══ Recorded information ══

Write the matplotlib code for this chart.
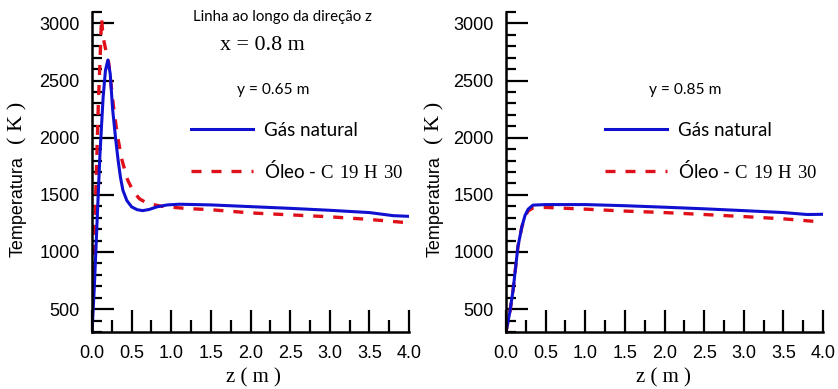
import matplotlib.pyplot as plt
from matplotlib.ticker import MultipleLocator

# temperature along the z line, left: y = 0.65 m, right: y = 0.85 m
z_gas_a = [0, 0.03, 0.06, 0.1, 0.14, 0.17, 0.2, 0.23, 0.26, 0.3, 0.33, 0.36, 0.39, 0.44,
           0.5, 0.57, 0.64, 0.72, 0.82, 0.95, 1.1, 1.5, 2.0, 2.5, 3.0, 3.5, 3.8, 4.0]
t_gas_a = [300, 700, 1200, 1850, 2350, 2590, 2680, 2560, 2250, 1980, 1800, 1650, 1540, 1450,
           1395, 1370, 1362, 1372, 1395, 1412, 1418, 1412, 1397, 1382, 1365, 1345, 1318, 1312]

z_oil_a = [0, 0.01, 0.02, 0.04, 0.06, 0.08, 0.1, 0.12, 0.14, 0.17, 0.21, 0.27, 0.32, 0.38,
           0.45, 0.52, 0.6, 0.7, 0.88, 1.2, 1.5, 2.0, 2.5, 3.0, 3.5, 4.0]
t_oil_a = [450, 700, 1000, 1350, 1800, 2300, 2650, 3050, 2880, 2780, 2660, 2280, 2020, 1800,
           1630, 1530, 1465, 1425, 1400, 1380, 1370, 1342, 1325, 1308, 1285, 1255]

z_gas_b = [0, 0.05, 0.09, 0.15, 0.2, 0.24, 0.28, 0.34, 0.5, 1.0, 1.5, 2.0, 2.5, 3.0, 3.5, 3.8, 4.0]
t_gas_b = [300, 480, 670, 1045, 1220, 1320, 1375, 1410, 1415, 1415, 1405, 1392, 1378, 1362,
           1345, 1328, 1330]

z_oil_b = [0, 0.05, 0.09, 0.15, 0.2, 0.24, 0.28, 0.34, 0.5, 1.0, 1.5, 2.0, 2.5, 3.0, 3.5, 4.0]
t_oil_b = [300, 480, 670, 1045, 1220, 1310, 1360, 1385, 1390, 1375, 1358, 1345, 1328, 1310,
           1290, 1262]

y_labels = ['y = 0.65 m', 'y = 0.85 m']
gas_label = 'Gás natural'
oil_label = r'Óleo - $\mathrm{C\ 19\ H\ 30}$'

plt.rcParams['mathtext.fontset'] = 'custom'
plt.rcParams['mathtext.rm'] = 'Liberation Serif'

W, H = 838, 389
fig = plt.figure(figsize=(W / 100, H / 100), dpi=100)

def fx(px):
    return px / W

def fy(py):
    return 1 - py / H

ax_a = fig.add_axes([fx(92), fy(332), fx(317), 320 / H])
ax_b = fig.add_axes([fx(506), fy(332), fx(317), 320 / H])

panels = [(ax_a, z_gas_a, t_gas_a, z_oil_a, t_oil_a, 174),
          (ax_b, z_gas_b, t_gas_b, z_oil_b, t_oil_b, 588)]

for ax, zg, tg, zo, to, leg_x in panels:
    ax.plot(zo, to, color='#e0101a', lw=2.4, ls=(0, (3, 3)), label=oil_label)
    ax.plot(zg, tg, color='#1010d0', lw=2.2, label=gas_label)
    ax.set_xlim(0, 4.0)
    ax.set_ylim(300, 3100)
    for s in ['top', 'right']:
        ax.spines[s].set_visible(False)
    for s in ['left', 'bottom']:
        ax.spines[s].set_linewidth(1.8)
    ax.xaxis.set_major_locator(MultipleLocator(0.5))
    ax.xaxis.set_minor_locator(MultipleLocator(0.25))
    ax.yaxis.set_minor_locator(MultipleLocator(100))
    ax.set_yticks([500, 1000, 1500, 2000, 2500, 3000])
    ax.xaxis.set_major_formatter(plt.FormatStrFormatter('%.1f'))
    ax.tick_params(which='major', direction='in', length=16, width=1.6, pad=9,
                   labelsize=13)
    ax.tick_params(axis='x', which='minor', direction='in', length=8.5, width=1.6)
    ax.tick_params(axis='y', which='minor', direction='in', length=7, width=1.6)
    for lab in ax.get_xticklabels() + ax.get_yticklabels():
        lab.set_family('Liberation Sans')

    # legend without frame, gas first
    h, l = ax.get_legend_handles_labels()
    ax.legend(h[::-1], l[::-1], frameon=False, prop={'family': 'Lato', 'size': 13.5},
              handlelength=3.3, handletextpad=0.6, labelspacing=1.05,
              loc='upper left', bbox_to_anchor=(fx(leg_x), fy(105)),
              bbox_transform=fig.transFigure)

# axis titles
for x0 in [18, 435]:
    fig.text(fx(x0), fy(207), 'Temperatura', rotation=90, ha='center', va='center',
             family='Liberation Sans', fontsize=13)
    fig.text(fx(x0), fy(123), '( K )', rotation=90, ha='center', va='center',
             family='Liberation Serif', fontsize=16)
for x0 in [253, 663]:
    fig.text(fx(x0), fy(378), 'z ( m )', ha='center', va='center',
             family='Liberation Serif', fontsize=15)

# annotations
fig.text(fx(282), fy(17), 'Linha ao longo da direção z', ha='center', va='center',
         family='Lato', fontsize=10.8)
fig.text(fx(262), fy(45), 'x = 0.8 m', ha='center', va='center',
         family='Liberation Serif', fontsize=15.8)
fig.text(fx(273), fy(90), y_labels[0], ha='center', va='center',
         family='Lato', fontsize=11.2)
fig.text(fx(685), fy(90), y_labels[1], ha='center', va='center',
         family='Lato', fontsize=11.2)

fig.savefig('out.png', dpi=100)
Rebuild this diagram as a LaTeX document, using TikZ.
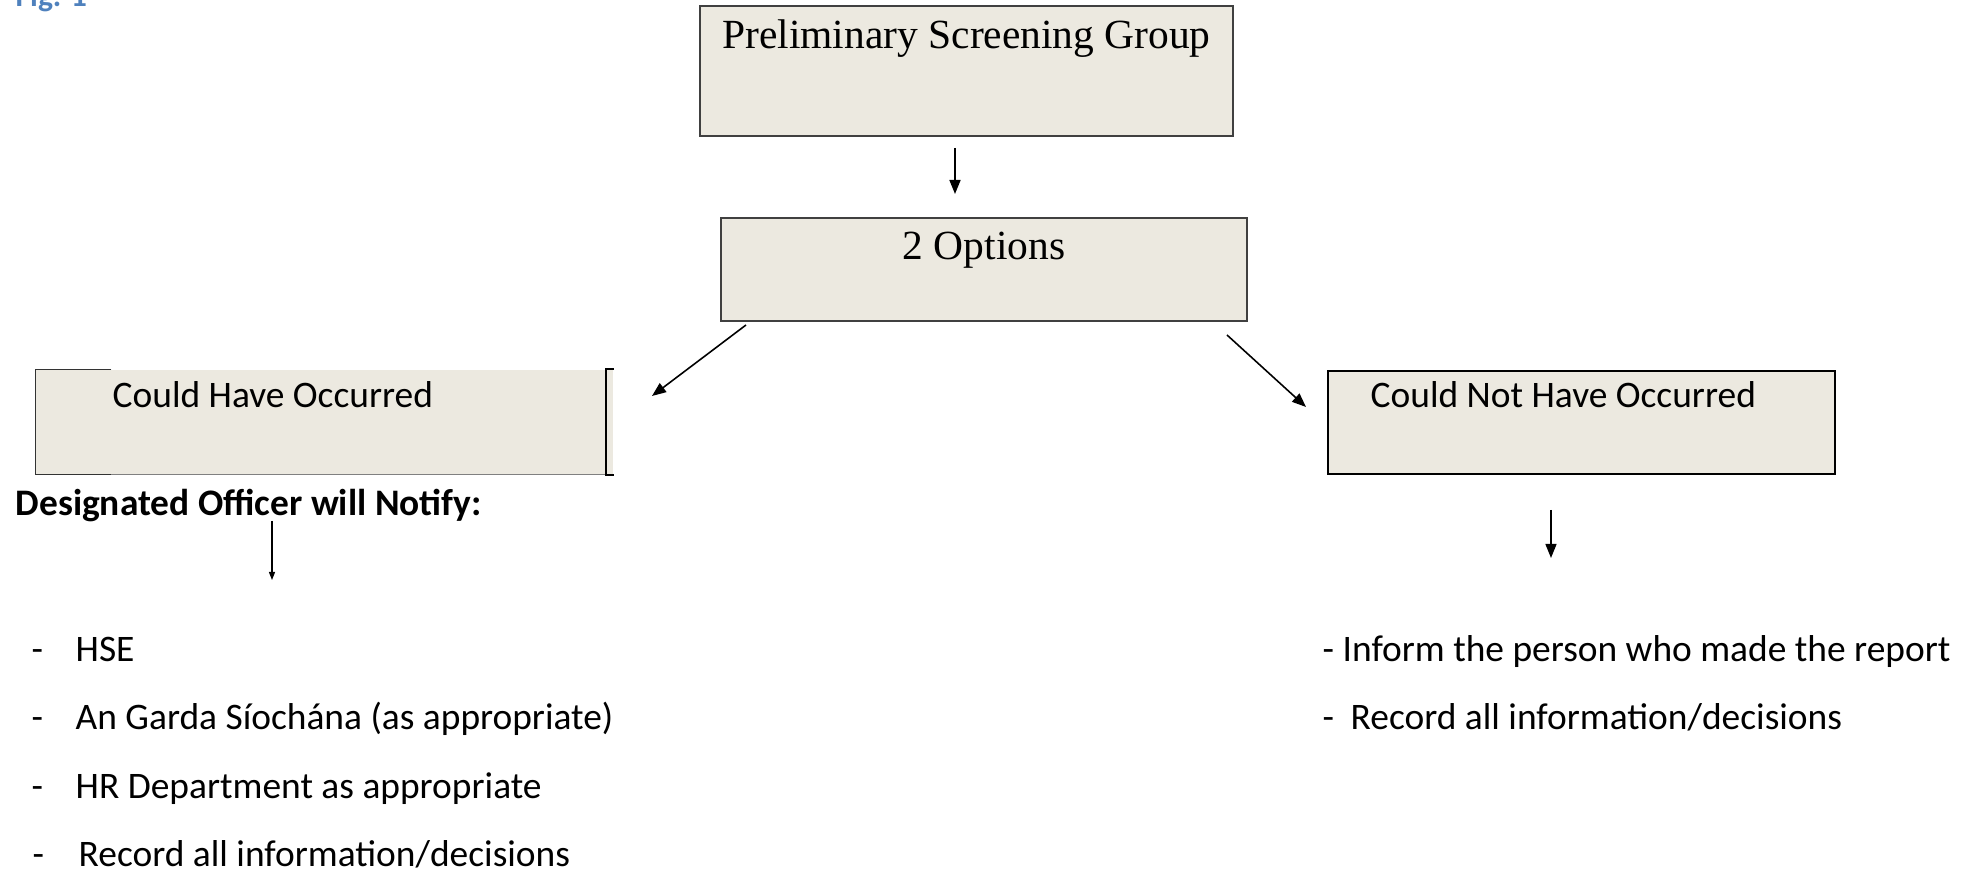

═══

Given exercise: Repeat exactly and only the lines from the start of the data above through the line that holds "return 1 - py / H", inclusive. Pictures do not belong in the copy.

Exercise output:
Write the matplotlib code for this chart.
import matplotlib.pyplot as plt
from matplotlib.ticker import MultipleLocator

# temperature along the z line, left: y = 0.65 m, right: y = 0.85 m
z_gas_a = [0, 0.03, 0.06, 0.1, 0.14, 0.17, 0.2, 0.23, 0.26, 0.3, 0.33, 0.36, 0.39, 0.44,
           0.5, 0.57, 0.64, 0.72, 0.82, 0.95, 1.1, 1.5, 2.0, 2.5, 3.0, 3.5, 3.8, 4.0]
t_gas_a = [300, 700, 1200, 1850, 2350, 2590, 2680, 2560, 2250, 1980, 1800, 1650, 1540, 1450,
           1395, 1370, 1362, 1372, 1395, 1412, 1418, 1412, 1397, 1382, 1365, 1345, 1318, 1312]

z_oil_a = [0, 0.01, 0.02, 0.04, 0.06, 0.08, 0.1, 0.12, 0.14, 0.17, 0.21, 0.27, 0.32, 0.38,
           0.45, 0.52, 0.6, 0.7, 0.88, 1.2, 1.5, 2.0, 2.5, 3.0, 3.5, 4.0]
t_oil_a = [450, 700, 1000, 1350, 1800, 2300, 2650, 3050, 2880, 2780, 2660, 2280, 2020, 1800,
           1630, 1530, 1465, 1425, 1400, 1380, 1370, 1342, 1325, 1308, 1285, 1255]

z_gas_b = [0, 0.05, 0.09, 0.15, 0.2, 0.24, 0.28, 0.34, 0.5, 1.0, 1.5, 2.0, 2.5, 3.0, 3.5, 3.8, 4.0]
t_gas_b = [300, 480, 670, 1045, 1220, 1320, 1375, 1410, 1415, 1415, 1405, 1392, 1378, 1362,
           1345, 1328, 1330]

z_oil_b = [0, 0.05, 0.09, 0.15, 0.2, 0.24, 0.28, 0.34, 0.5, 1.0, 1.5, 2.0, 2.5, 3.0, 3.5, 4.0]
t_oil_b = [300, 480, 670, 1045, 1220, 1310, 1360, 1385, 1390, 1375, 1358, 1345, 1328, 1310,
           1290, 1262]

y_labels = ['y = 0.65 m', 'y = 0.85 m']
gas_label = 'Gás natural'
oil_label = r'Óleo - $\mathrm{C\ 19\ H\ 30}$'

plt.rcParams['mathtext.fontset'] = 'custom'
plt.rcParams['mathtext.rm'] = 'Liberation Serif'

W, H = 838, 389
fig = plt.figure(figsize=(W / 100, H / 100), dpi=100)

def fx(px):
    return px / W

def fy(py):
    return 1 - py / H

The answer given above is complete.